Borrowed time

CABEI approves loan for El Salvador, but is it the right option?

The Central American Bank for Economic Integration (“CABEI”) approved its largest financing programme with a USD 600 million loan support for sustainable development in El Salvador. The funds are to be invested in financing SMEs involved in human development projects, improvement of public infrastructure and economic reactivation.

A senior economic adviser with prominent corporate clients across Latin America was underwhelmed, “The new loan will be welcomed but it isn’t transformational as some have suggested. To put it in perspective, USD 6 billion in remittances are sent from the Salvadoran community in the US, the new loan is just 10% of that. In fact, if you add up all the loan packages, from the IDB, IMF or private banks, the total doesn’t even reach 30% of the remittances.”

“To put it in perspective, USD 6 billion in remittances are sent from the Salvadoran community in the US, the new loan is just 10% of that.”
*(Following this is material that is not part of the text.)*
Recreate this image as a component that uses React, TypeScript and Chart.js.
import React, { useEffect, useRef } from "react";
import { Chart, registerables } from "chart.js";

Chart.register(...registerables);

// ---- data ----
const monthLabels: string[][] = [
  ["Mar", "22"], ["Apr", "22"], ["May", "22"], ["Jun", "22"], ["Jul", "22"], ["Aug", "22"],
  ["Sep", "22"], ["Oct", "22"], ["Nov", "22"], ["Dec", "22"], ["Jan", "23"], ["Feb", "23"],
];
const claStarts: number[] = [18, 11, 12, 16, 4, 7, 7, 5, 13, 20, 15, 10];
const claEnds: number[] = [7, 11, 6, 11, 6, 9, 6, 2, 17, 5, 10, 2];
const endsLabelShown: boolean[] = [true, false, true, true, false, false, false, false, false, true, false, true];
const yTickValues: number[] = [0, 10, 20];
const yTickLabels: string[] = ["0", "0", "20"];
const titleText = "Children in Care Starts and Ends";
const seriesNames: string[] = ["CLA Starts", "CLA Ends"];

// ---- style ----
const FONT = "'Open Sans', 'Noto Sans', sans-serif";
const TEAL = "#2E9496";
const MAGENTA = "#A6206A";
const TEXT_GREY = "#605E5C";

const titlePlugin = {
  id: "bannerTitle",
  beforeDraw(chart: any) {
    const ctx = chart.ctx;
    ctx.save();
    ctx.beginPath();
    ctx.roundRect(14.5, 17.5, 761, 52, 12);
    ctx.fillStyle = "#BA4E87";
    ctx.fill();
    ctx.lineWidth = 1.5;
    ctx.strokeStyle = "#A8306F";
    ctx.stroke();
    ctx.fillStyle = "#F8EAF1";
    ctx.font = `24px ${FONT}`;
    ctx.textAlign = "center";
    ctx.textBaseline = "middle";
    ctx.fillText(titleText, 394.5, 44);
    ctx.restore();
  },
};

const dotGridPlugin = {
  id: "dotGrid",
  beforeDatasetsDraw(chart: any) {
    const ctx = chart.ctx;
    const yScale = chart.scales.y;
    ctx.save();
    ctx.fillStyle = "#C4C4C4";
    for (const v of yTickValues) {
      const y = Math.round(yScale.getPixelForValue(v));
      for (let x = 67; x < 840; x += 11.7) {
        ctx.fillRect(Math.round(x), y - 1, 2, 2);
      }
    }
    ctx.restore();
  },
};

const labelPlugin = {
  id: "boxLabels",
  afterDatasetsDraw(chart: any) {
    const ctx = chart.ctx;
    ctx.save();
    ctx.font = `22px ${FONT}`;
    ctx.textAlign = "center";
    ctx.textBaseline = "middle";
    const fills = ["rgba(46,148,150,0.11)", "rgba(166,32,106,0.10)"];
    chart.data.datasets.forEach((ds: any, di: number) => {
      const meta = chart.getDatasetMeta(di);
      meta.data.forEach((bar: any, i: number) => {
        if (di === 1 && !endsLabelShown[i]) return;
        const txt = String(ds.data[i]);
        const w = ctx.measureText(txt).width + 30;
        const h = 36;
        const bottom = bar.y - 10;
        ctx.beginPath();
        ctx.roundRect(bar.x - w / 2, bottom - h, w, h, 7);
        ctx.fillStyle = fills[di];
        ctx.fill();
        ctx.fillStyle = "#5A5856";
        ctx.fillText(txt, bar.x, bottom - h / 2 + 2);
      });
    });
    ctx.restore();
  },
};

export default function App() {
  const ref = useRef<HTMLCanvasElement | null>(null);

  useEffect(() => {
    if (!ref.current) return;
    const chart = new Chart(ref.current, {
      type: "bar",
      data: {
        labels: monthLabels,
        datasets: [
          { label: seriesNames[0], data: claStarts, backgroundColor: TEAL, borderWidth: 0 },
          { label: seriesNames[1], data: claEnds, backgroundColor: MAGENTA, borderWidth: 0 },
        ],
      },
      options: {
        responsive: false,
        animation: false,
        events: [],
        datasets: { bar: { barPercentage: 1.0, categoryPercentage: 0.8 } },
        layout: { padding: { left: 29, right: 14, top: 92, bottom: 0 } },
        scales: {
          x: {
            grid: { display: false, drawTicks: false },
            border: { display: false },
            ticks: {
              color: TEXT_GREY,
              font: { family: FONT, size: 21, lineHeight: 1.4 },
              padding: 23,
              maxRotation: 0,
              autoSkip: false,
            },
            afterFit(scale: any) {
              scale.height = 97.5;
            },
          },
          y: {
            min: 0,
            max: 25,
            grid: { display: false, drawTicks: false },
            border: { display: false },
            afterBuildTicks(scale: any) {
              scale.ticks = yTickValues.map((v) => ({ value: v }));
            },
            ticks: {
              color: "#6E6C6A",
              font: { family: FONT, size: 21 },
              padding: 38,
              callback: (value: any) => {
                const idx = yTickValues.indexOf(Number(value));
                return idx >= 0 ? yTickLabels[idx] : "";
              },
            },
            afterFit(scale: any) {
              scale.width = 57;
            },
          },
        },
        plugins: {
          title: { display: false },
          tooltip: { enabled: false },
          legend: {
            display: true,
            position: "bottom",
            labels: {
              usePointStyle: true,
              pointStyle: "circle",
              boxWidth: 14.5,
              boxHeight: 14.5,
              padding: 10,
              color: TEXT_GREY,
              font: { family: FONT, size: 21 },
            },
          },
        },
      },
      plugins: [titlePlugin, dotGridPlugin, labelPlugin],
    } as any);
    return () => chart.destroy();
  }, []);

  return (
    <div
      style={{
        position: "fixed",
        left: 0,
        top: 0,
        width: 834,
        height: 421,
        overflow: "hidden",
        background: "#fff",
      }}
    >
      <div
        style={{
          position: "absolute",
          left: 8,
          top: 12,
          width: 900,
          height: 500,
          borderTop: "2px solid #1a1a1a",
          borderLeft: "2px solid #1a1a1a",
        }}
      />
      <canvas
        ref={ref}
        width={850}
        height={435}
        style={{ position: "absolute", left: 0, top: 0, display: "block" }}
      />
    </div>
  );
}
Senior economic adviser, El Salvador

Salvadoran economy contracted by 7.9% in 2020 due to effects of the COVID-19 pandemic, reported the Central Bank of El Salvador, and the CABEI loan will be mostly oriented to support SMEs facing liquidity issues. The aim is to alleviate the economic woes of entrepreneurs, employees and their family groups through a more efficient and direct loans programme. It is expected that funds will reach 21,000 companies which, in turn, are expected to create 100,000 jobs.

The economic adviser continued his criticism, “There is a concern that the loan will be lost to cover interest on existing debt, it will be a drop in the ocean of national debt. There is no clear state priority plan, in order to create jobs it must go to centres of technical expertise such as electrical industries, agrobusiness etc. El Salvador needs to create new industries that neighbouring competitors don’t have.”

The funds will be distributed by 13 financial institutions acting as intermediaries which will allocate them through three sub-programmes depending on the amount granted to its final beneficiary. El Salvador will have to repay the loan in 20 years with a 2.5% annual interest rate.

A former government adviser and construction executive commented, “The loan period extends beyong Bukele’s term so it is a matter of State. In this regard it is not enough, taking into account the challenges of poverty, social inequality and migration to the US and Mexico. Having said that, some scenarios show debt reaching 100% of GDP by 2023, the cost of that debt is going to cause problems for the country.”

“It is not enough, taking into account the challenges of poverty, social inequality and migration to the US and Mexico.”

Former government adviser and construction executive, El Salvador

José Alejandro Zelaya, Minister of Economy, said that the funds would allow the government to push forward their social, political and economic plan to consolidate the country’s economic recovery. However, there are widespread concerns about fund allocation as President Nayib Bukele faces international accusations of overstepping his powers. The recent removal of the attorney general and five Supreme Court judges led the country’s opposition to accuse Bukele of staging a coup. Last year, he was also criticised for using troops to take control of the legislative assembly. However, Bukele controls more than two-thirds of the Congress and has a high approval rating.

The economic adviser sees further problems ahead, “The new legislative majority is shielding the current administration from accountability – huge corruption cases will be buried. Will these international financial institutions not take note of it? Thus, tomorrow the international loans will be spent and El Salvador will lose credibility.”